In the case of an electric current sensor, again, if the nil-point setting is not reliable, there can easily arise an error of several milliamperes (mA) in response to an output error of several milligausses (mG) when transforming the magnetic field from an electric current line into a voltage and evaluating the electric current that may be a DC as weak as tens of several milliamperes (mA).
Therefore, with the known arrangement of FIG. 10, the voltage Vso for a nil-magnetic field is detected in the characteristic graph of FIG. 12 and a reference voltage that matches the voltage Vso is selected by means of an amplifier 7 having a variable resistor 7a inserted between the power supply voltage and the grounding terminal.

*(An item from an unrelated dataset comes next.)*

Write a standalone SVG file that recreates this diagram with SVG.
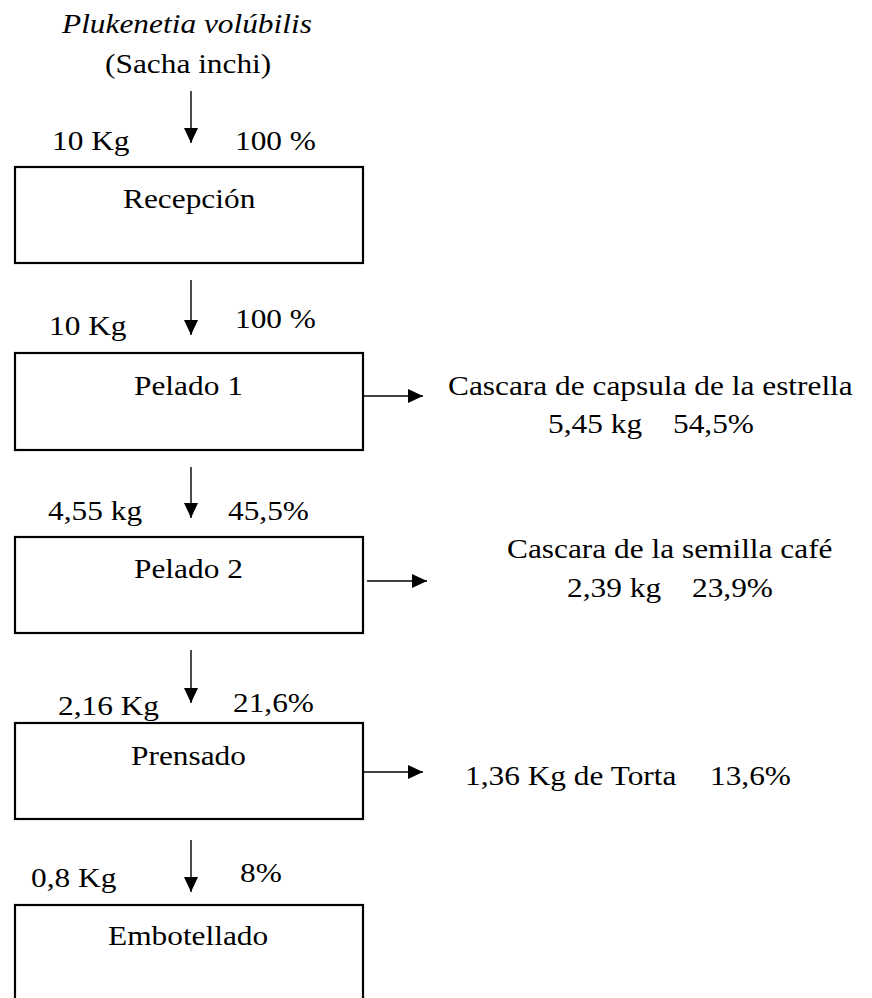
<svg xmlns="http://www.w3.org/2000/svg" width="872" height="998" viewBox="0 0 872 998">
<style>
text{font-family:"Liberation Serif","Times New Roman",serif;font-size:28px;fill:#000}
.it{font-style:italic}
.box{fill:#fff;stroke:#000;stroke-width:2.2}
.ln{stroke:#000;stroke-width:1.4;fill:none}
</style>
<defs>
<marker id="ah" markerUnits="userSpaceOnUse" markerWidth="16" markerHeight="14" refX="15" refY="7" orient="auto">
<path d="M0,0 L15,7 L0,14 Z" fill="#000"/>
</marker>
</defs>
<g id="source">
<text class="it" transform="translate(62,33) scale(1.12,1)">Plukenetia volúbilis</text>
<text transform="translate(105,73) scale(1.12,1)">(Sacha inchi)</text>
</g>
<g id="connectors">
<line class="ln" x1="191" y1="91" x2="191" y2="143" marker-end="url(#ah)"/>
<line class="ln" x1="191" y1="280" x2="191" y2="335" marker-end="url(#ah)"/>
<line class="ln" x1="191" y1="467" x2="191" y2="518" marker-end="url(#ah)"/>
<line class="ln" x1="191" y1="650" x2="191" y2="703" marker-end="url(#ah)"/>
<line class="ln" x1="191" y1="840" x2="191" y2="892" marker-end="url(#ah)"/>
<line class="ln" x1="363" y1="396" x2="423" y2="396" marker-end="url(#ah)"/>
<line class="ln" x1="367" y1="581" x2="427" y2="581" marker-end="url(#ah)"/>
<line class="ln" x1="363" y1="772" x2="423" y2="772" marker-end="url(#ah)"/>
</g>
<g id="flow-labels">
<text transform="translate(52,150) scale(1.12,1)">10 Kg</text>
<text transform="translate(235,150) scale(1.12,1)">100 %</text>
<text transform="translate(49,335) scale(1.12,1)">10 Kg</text>
<text transform="translate(235,328) scale(1.12,1)">100 %</text>
<text transform="translate(48,520) scale(1.12,1)">4,55 kg</text>
<text transform="translate(228,520) scale(1.12,1)">45,5%</text>
<text transform="translate(58,715) scale(1.12,1)">2,16 Kg</text>
<text transform="translate(233,712) scale(1.12,1)">21,6%</text>
<text transform="translate(31,887) scale(1.12,1)">0,8 Kg</text>
<text transform="translate(240,882) scale(1.12,1)">8%</text>
</g>
<g id="recepcion">
<rect class="box" x="15" y="167" width="348" height="96"/>
<text transform="translate(123,208) scale(1.12,1)">Recepción</text>
</g>
<g id="pelado1">
<rect class="box" x="15" y="353" width="348" height="97"/>
<text transform="translate(134,395) scale(1.12,1)">Pelado 1</text>
</g>
<g id="pelado2">
<rect class="box" x="15" y="537" width="348" height="96"/>
<text transform="translate(134,578) scale(1.12,1)">Pelado 2</text>
</g>
<g id="prensado">
<rect class="box" x="15" y="723" width="348" height="96"/>
<text transform="translate(131,765) scale(1.12,1)">Prensado</text>
</g>
<g id="embotellado">
<rect class="box" x="15" y="905" width="348" height="110"/>
<text transform="translate(108,945) scale(1.12,1)">Embotellado</text>
</g>
<g id="out-capsula">
<text transform="translate(448,395) scale(1.12,1)">Cascara de capsula de la estrella</text>
<text transform="translate(548,433) scale(1.12,1)">5,45 kg</text>
<text transform="translate(673,433) scale(1.12,1)">54,5%</text>
</g>
<g id="out-semilla">
<text transform="translate(507,558) scale(1.12,1)">Cascara de la semilla café</text>
<text transform="translate(567,597) scale(1.12,1)">2,39 kg</text>
<text transform="translate(692,597) scale(1.12,1)">23,9%</text>
</g>
<g id="out-torta">
<text transform="translate(465,785) scale(1.12,1)">1,36 Kg de Torta</text>
<text transform="translate(710,785) scale(1.12,1)">13,6%</text>
</g>
</svg>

Then, the nil-point voltage is regulated manually, seeing the output of the amplifier.
However, the sensitivity can change as the ambient temperature changes. Then, the characteristic curve can be shifted in a manner as indicated by a broken line in FIG. 12. Under such circumstances, it is difficult to manually regulate the nil-point voltage. While it is theoretically possible to incorporate a circuit for automatically regulating the nil-point voltage, the overall circuit configuration will become highly complex and the cost will become prohibitive.